I recently had a counteroffer situation which has prompted me to put my thoughts on paper.
In my opinion, most people decide to look for a new job due to one of two reasons: the push and pull factor come into play here. These reasons are:
- Seeking new challenges or career growth — essentially the “pull” into a more enticing opportunity and a positive environment.
- The lack of financial rewards and career growth, poor culture etc. — essentially factors that “push” you to seek an environment that is better.
The cost of replacing an employee, especially in a candidate-short market, can be quite high. Hence, some employers make counteroffers to save themselves the trouble of recruiting a replacement and do everything they can do to keep the current incumbent. Sometimes these counteroffers are accepted. However, the statistics are 80% of these employees leave the organization within 6 months because the real reasons for wanting to leave have not disappeared.
Once you’ve made your employer know you’re not happy, it’s never the same again. From this day forward you will always be considered a fidelity risk. Having once demonstrated your lack of loyalty (for whatever reason), you are likely to lose your status as a “team player” and your place in the inner circle. Counteroffers are only made in response to a threat to quit. Will you have to solicit an offer and threaten to quit every time you deserve better working conditions?

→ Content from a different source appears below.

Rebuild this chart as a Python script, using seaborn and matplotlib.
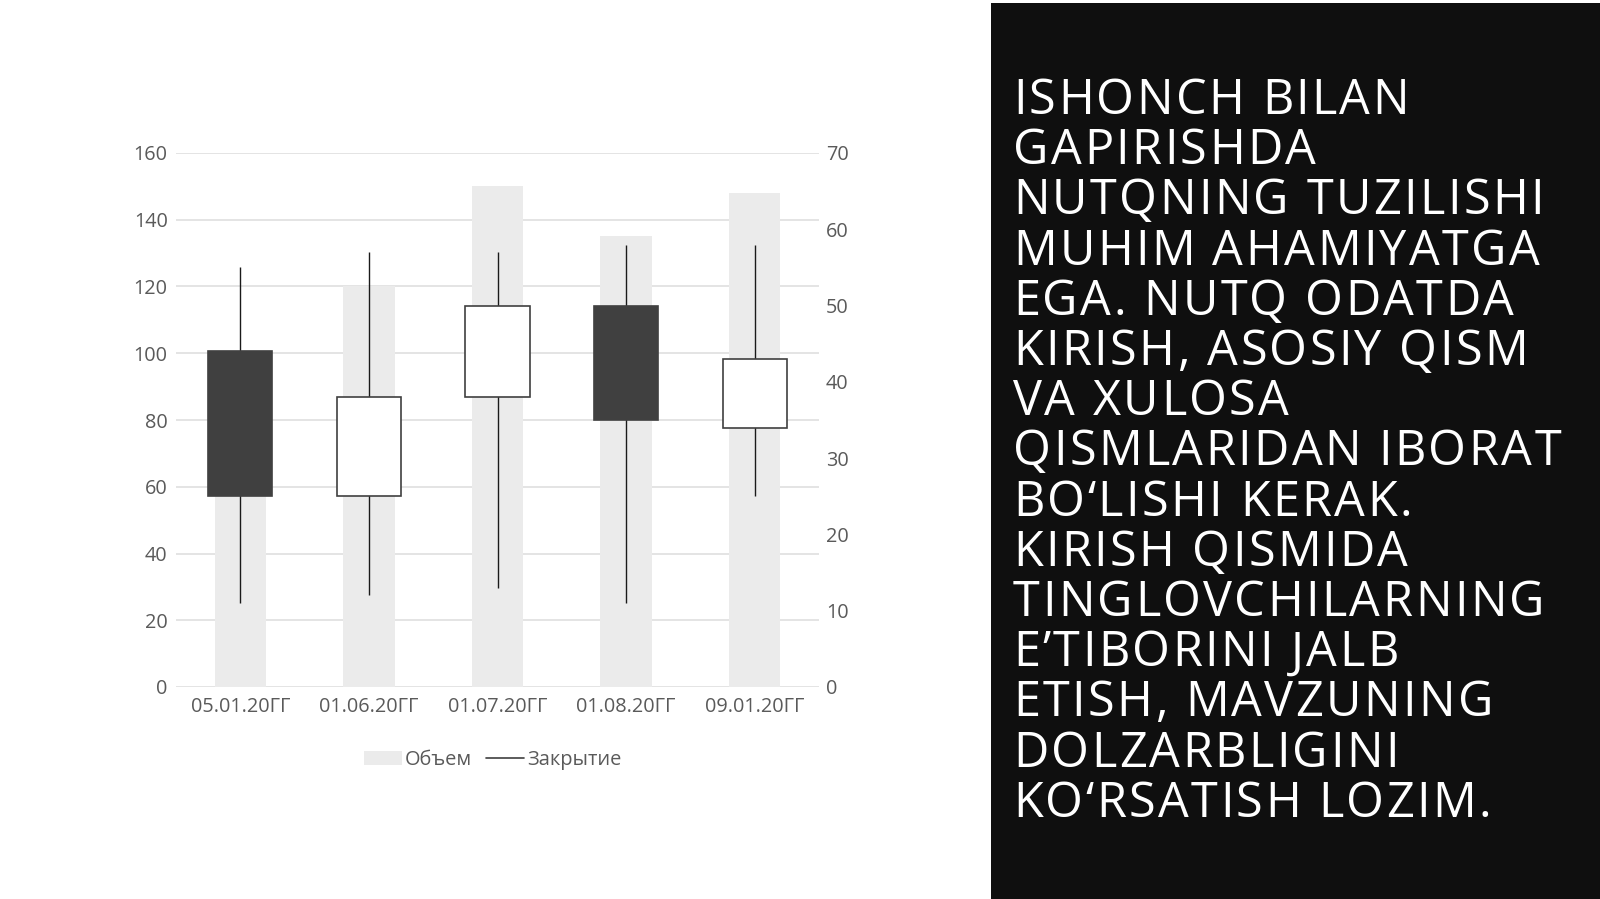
import matplotlib
matplotlib.use("Agg")
import matplotlib.pyplot as plt
import seaborn as sns
import pandas as pd
from matplotlib.patches import Rectangle, Patch
from matplotlib.lines import Line2D

# ---- data ----
dates = ["05.01.20ГГ", "01.06.20ГГ", "01.07.20ГГ", "01.08.20ГГ", "09.01.20ГГ"]
volume = [70, 120, 150, 135, 148]
open_ = [44, 25, 38, 50, 34]
high = [55, 57, 57, 58, 58]
low = [11, 12, 13, 11, 25]
close = [25, 38, 50, 35, 43]
left_ticks = [0, 20, 40, 60, 80, 100, 120, 140, 160]
right_ticks = [0, 10, 20, 30, 40, 50, 60, 70]
legend_labels = ["Объем", "Закрытие"]
text_lines = [
    "ISHONCH BILAN",
    "GAPIRISHDA",
    "NUTQNING TUZILISHI",
    "MUHIM AHAMIYATGA",
    "EGA. NUTQ ODATDA",
    "KIRISH, ASOSIY QISM",
    "VA XULOSA",
    "QISMLARIDAN IBORAT",
    "BO‘LISHI KERAK.",
    "KIRISH QISMIDA",
    "TINGLOVCHILARNING",
    "E’TIBORINI JALB",
    "ETISH, MAVZUNING",
    "DOLZARBLIGINI",
    "KO‘RSATISH LOZIM.",
]

sns.set_theme(style="white")
plt.rcParams['font.family'] = ['Open Sans', 'DejaVu Sans']

W, H = 1600, 899
fig = plt.figure(figsize=(16, 8.99), dpi=100)
fig.patch.set_facecolor("white")

tick_fs = 14.3
tick_col = "#5a5a5a"

ax = fig.add_axes([176 / W, 1 - 687 / H, (819 - 176) / W, (687 - 153) / H])
df = pd.DataFrame({"date": dates, "volume": volume})
sns.barplot(data=df, x="date", y="volume", color="#ebebeb", width=0.4,
            saturation=1, linewidth=0, ax=ax)
ax.set_ylim(0, 160)
ax.set_yticks(left_ticks)
ax.set_xlim(-0.5, len(dates) - 0.5)
ax.grid(axis="y", color="#e2e2e2", lw=1.3)
ax.grid(axis="x", visible=False)
ax.set_axisbelow(True)
ax.set_xlabel("")
ax.set_ylabel("")
for s in ax.spines.values():
    s.set_visible(False)
ax.tick_params(axis="both", length=0, labelsize=tick_fs, colors=tick_col)
ax.tick_params(axis="y", pad=6)
ax.tick_params(axis="x", pad=7)

ax2 = ax.twinx()
ax2.set_ylim(0, 70)
ax2.set_yticks(right_ticks)
for s in ax2.spines.values():
    s.set_visible(False)
ax2.tick_params(axis="y", length=0, labelsize=tick_fs, colors=tick_col, pad=5)
ax2.grid(False)

xs = list(range(len(dates)))
for i in xs:
    o, c = open_[i], close[i]
    lo, hi = min(o, c), max(o, c)
    ax2.vlines(i, low[i], high[i], color="#1a1a1a", lw=1.0, zorder=2)
    face = "#ffffff" if c > o else "#404040"
    ax2.bar(i, hi - lo, bottom=lo, width=0.5, facecolor=face,
            edgecolor="#404040", linewidth=1.2, zorder=3)

handles = [Patch(facecolor="#ebebeb", edgecolor="none"),
           Line2D([], [], color="#404040", lw=1.2)]
fig.legend(handles, legend_labels, loc="center",
           bbox_to_anchor=(493 / W, 1 - 760 / H), ncol=2, frameon=False,
           fontsize=14.4, labelcolor=tick_col, handlelength=1.9,
           handletextpad=0.15, columnspacing=0.7)

# ---- right dark panel ----
fig.add_artist(Rectangle((991 / W, 0), 1 - 991 / W, 1 - 3 / H,
                         transform=fig.transFigure, facecolor="#0f0f0f",
                         edgecolor="none", zorder=0))

renderer = fig.canvas.get_renderer()
fs = 35


def text_w(s):
    t = fig.text(0, 0, s + "|", fontsize=fs)
    w = t.get_window_extent(renderer).width
    t.remove()
    return w


base = text_w("")
ref_line = "QISMLARIDAN IBORAT"
nat = text_w(ref_line) - base
tracking = (548 - nat) / (len(ref_line) - 1)

x0 = 1013
for k, line in enumerate(text_lines):
    yb = 114 + k * 50.2
    for i, ch in enumerate(line):
        if ch == " ":
            continue
        px = x0 + (text_w(line[:i]) - base) + i * tracking
        fig.text(px / W, 1 - yb / H, ch, fontsize=fs, color="white",
                 ha="left", va="baseline")

fig.savefig("out.png", dpi=100)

Accepting a counter offer rarely eliminates the factors that drove you to look for a new job in the first place. Even in the rare instance that these factors were resolved, why did it take a resignation for you to get better working conditions, career progression, salary raise etc.? Did your employer not think it was worth it before?
Counteroffers should never be accepted….EVER! Those very few instances where accepting a counter offer is beneficial occur just about as frequently as being struck by lightning.